>> Begin Data to process

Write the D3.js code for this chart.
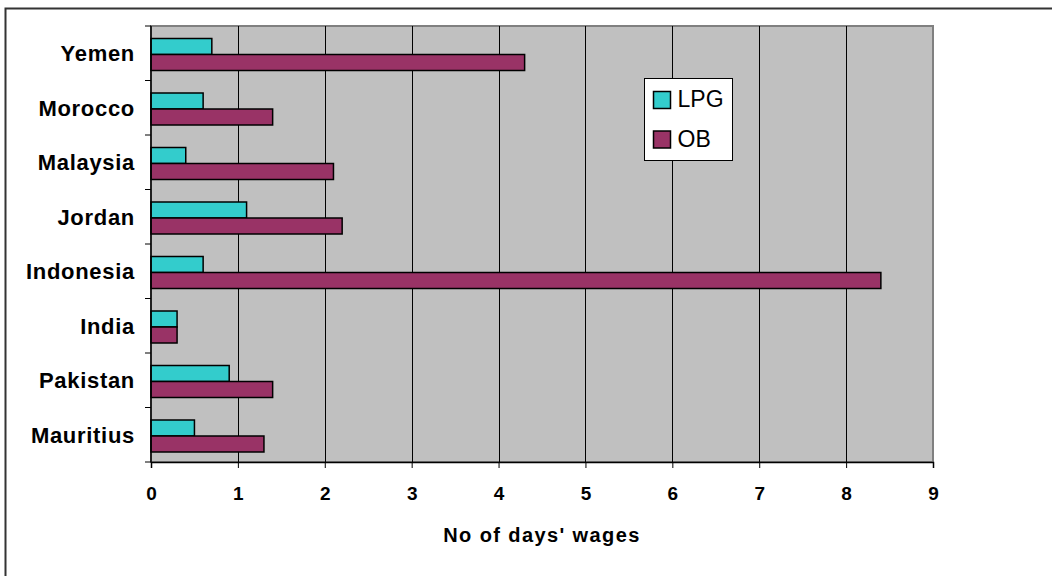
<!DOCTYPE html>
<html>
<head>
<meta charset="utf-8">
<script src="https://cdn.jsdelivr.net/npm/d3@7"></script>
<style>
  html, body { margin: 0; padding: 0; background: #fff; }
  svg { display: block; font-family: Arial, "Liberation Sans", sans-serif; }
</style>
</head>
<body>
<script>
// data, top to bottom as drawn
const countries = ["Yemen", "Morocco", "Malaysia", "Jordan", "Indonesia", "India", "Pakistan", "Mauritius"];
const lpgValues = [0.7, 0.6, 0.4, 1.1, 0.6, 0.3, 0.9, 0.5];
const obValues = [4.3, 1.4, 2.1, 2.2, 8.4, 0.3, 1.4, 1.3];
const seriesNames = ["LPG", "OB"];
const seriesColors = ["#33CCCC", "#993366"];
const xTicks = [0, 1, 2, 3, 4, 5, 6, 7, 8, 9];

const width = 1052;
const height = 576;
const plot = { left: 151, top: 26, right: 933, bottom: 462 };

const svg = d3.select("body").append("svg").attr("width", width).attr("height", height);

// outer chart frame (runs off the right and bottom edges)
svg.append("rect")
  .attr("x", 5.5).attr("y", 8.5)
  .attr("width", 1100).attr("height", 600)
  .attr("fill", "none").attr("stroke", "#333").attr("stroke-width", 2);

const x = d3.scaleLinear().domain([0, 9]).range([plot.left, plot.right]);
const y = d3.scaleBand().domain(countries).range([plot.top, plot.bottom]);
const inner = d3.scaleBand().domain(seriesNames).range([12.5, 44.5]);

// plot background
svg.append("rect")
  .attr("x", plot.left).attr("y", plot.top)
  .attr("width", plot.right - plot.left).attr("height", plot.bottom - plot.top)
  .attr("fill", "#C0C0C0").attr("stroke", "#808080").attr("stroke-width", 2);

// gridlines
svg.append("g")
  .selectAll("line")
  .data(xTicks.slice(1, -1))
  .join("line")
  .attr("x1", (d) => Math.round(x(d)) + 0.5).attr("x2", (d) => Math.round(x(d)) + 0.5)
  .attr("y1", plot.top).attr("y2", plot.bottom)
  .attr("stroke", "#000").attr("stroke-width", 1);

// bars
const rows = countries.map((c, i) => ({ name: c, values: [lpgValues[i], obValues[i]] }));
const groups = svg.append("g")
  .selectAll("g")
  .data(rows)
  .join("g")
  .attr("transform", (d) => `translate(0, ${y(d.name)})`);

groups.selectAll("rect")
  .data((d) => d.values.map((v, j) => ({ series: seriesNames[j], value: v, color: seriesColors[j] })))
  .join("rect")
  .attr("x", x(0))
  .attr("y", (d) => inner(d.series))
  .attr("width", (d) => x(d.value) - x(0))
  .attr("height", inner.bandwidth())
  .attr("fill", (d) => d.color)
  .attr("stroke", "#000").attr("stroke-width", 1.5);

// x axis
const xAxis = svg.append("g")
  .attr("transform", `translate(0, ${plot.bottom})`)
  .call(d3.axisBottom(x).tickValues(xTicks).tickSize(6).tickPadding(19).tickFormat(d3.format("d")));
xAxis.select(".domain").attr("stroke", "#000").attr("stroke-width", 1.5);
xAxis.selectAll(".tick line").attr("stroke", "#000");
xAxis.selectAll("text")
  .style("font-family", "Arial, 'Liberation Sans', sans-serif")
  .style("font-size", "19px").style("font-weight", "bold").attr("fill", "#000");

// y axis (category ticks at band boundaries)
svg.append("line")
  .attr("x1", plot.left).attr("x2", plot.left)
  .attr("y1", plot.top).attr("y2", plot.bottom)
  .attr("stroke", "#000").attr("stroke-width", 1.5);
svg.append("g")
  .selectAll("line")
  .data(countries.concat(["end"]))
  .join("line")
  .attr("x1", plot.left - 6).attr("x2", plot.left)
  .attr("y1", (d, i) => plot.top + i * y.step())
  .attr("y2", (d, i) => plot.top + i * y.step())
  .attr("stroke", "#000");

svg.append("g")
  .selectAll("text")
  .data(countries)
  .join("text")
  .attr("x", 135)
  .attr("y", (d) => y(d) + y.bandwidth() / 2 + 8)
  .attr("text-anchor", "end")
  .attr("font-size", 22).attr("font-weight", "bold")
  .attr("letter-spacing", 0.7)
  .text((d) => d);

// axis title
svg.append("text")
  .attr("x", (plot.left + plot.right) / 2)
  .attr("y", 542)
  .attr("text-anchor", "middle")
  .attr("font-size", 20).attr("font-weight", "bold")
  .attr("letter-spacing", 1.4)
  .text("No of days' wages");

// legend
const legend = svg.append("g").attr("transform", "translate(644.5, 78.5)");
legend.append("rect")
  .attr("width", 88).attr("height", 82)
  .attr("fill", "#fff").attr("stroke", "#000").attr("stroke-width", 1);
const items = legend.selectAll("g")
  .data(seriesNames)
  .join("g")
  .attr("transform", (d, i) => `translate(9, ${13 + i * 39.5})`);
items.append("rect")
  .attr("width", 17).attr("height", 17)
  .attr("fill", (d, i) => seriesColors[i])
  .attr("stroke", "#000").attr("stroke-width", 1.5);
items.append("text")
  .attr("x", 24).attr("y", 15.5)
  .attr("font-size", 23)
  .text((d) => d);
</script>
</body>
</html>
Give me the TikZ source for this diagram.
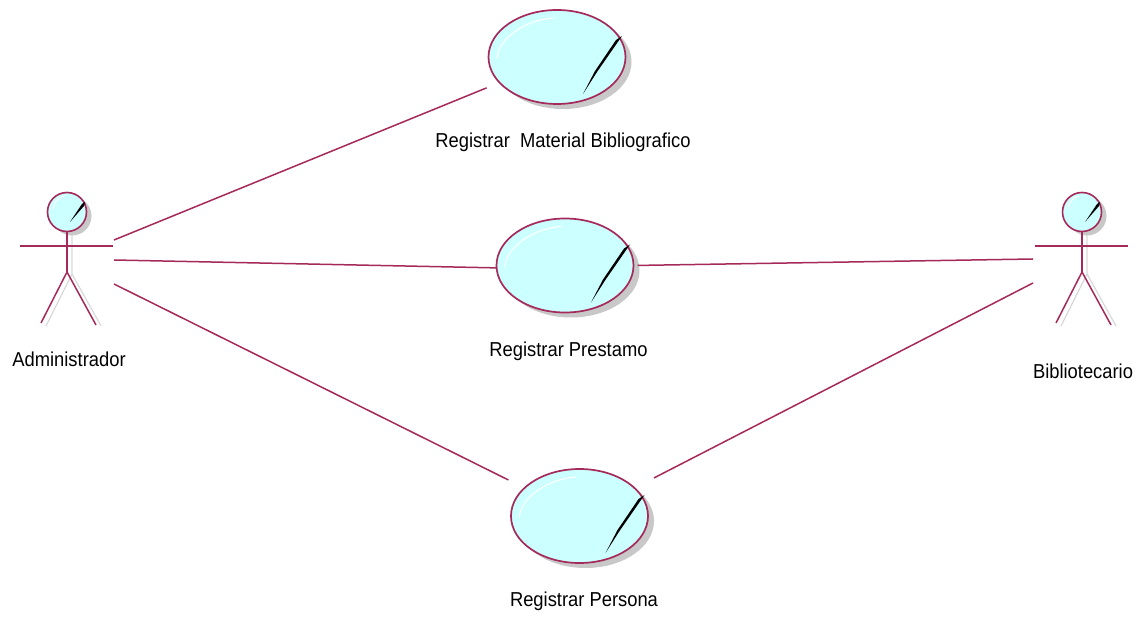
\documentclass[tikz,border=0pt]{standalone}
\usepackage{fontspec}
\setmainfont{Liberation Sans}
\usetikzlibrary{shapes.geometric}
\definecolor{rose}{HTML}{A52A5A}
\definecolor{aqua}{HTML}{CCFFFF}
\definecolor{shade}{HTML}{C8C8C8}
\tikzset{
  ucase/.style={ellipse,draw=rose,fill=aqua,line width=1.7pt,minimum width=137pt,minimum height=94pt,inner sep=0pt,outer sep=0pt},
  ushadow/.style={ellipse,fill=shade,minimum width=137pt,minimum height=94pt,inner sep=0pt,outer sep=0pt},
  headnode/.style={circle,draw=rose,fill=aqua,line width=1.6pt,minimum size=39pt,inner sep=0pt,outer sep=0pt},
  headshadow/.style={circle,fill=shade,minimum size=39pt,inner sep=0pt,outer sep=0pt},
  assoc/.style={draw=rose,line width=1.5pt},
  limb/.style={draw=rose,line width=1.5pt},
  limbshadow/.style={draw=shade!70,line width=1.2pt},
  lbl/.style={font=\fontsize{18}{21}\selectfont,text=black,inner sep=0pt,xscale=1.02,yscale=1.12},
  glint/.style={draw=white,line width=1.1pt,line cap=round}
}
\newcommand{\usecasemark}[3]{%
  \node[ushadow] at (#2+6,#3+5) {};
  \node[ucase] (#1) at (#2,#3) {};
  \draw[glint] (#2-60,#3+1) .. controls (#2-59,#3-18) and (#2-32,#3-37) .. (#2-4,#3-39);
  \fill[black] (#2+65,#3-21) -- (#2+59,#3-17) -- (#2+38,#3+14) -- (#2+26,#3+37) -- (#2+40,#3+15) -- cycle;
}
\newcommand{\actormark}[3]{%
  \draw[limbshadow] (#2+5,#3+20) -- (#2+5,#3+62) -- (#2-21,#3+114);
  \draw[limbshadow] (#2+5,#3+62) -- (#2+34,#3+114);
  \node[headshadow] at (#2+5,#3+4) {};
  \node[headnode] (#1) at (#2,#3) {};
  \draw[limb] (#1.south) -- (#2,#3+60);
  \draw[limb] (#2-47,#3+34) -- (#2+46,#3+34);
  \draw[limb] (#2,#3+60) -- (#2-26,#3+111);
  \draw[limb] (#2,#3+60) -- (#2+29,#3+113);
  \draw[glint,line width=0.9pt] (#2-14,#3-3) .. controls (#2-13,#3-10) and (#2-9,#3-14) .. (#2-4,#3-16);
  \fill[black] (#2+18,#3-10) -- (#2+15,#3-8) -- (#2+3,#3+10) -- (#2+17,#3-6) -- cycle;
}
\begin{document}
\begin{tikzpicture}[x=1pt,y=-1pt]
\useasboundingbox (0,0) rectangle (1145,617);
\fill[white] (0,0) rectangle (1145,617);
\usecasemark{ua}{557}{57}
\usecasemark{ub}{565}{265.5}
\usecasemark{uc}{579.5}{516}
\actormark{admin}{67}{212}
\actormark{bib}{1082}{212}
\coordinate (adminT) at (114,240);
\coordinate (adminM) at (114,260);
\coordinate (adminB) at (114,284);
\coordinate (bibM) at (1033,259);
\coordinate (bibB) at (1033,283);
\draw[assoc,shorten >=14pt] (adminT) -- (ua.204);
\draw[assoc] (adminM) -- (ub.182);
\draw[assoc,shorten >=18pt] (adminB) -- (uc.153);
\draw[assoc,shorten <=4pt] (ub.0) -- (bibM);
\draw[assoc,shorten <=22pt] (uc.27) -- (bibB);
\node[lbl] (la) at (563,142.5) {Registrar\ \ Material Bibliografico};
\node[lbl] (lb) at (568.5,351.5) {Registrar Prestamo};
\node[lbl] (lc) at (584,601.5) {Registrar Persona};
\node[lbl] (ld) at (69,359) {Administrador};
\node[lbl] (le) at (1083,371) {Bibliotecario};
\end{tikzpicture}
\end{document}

>> End Data to process

§ **Exercise directions**
Show the lines of the records that include the string "this".

§ **Task response**
Write the D3.js code for this chart.
Give me the TikZ source for this diagram.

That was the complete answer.